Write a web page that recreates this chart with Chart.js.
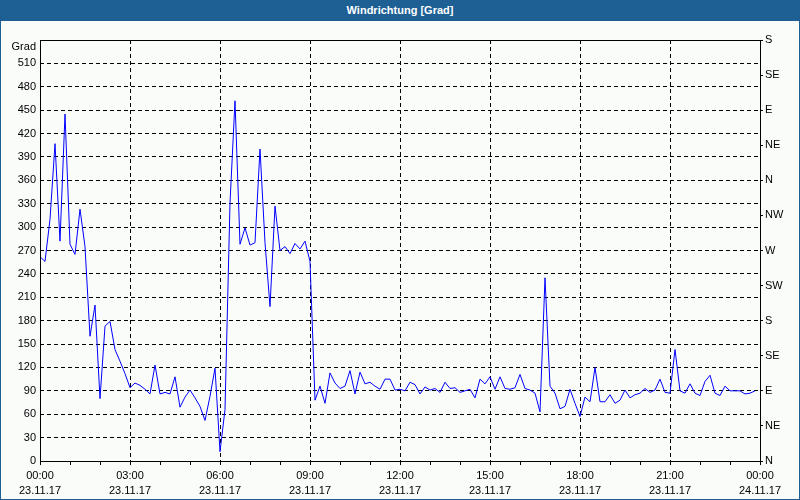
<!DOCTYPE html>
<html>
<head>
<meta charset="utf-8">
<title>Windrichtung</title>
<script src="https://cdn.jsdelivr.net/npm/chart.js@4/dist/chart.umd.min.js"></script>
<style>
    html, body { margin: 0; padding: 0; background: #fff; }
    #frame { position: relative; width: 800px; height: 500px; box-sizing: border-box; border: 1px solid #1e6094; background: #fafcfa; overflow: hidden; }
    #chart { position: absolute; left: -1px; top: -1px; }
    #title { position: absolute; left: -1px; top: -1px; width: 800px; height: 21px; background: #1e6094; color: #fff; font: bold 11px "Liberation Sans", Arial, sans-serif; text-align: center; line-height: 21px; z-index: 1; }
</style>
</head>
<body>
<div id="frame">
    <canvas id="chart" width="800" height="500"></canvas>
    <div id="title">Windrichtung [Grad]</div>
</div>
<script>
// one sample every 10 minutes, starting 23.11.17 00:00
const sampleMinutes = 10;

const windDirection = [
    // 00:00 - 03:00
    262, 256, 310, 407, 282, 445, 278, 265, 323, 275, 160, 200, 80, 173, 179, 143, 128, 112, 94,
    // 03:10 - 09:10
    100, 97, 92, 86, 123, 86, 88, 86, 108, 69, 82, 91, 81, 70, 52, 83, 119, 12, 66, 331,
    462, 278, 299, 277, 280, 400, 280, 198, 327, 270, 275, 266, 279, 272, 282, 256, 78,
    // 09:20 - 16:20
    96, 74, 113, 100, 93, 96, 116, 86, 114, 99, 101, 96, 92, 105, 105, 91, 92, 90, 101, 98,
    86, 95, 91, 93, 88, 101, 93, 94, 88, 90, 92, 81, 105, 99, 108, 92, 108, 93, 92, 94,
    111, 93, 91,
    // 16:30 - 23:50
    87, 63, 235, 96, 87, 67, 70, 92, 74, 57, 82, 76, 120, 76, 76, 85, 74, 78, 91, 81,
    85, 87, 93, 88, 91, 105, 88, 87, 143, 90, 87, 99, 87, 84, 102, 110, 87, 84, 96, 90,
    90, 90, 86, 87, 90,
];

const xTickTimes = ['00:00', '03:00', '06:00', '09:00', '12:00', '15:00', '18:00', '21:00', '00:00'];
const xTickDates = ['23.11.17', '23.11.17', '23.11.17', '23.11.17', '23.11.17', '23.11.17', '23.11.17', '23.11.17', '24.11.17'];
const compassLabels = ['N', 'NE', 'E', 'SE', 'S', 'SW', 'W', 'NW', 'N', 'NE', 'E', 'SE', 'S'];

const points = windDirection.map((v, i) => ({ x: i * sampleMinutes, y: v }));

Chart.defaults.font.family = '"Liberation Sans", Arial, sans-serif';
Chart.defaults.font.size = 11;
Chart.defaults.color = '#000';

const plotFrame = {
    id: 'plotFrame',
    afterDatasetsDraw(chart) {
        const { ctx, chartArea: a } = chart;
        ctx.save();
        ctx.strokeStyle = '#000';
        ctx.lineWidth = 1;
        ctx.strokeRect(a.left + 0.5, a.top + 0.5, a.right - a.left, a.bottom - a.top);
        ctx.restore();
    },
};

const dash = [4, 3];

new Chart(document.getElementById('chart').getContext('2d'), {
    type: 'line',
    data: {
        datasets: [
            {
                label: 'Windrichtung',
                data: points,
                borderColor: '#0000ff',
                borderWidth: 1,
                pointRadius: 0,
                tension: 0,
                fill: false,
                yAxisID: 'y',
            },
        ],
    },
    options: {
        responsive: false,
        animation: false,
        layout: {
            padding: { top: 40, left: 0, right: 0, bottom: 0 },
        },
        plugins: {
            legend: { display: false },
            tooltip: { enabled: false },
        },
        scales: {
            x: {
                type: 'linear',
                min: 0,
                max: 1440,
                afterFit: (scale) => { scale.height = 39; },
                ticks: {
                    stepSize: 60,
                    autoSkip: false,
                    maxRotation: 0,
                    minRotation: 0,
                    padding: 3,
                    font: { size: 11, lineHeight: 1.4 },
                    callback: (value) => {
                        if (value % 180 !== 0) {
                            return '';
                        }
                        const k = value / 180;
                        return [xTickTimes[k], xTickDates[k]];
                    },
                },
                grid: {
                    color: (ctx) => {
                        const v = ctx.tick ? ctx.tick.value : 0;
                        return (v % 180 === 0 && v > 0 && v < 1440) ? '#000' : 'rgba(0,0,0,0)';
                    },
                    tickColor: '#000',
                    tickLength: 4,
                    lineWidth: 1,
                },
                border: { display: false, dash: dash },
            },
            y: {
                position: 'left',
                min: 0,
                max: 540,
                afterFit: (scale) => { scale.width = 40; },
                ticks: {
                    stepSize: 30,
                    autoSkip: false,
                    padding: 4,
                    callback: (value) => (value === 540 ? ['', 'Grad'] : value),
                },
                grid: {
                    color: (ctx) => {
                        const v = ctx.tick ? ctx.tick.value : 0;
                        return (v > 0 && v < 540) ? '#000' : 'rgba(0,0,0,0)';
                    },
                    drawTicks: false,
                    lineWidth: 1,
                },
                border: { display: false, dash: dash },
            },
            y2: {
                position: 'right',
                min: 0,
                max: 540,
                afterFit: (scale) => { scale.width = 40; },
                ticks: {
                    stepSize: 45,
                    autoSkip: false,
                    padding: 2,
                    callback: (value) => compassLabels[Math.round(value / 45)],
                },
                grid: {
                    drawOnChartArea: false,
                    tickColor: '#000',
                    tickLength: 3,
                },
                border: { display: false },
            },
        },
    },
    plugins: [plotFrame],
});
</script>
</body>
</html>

────────────────

- **Brief**
Restate each line from the start of the listing through the line bearing "const sampleMinutes = 10;" word for word. Drop the pictures.

- **In response**
Write a web page that recreates this chart with Chart.js.
<!DOCTYPE html>
<html>
<head>
<meta charset="utf-8">
<title>Windrichtung</title>
<script src="https://cdn.jsdelivr.net/npm/chart.js@4/dist/chart.umd.min.js"></script>
<style>
    html, body { margin: 0; padding: 0; background: #fff; }
    #frame { position: relative; width: 800px; height: 500px; box-sizing: border-box; border: 1px solid #1e6094; background: #fafcfa; overflow: hidden; }
    #chart { position: absolute; left: -1px; top: -1px; }
    #title { position: absolute; left: -1px; top: -1px; width: 800px; height: 21px; background: #1e6094; color: #fff; font: bold 11px "Liberation Sans", Arial, sans-serif; text-align: center; line-height: 21px; z-index: 1; }
</style>
</head>
<body>
<div id="frame">
    <canvas id="chart" width="800" height="500"></canvas>
    <div id="title">Windrichtung [Grad]</div>
</div>
<script>
// one sample every 10 minutes, starting 23.11.17 00:00
const sampleMinutes = 10;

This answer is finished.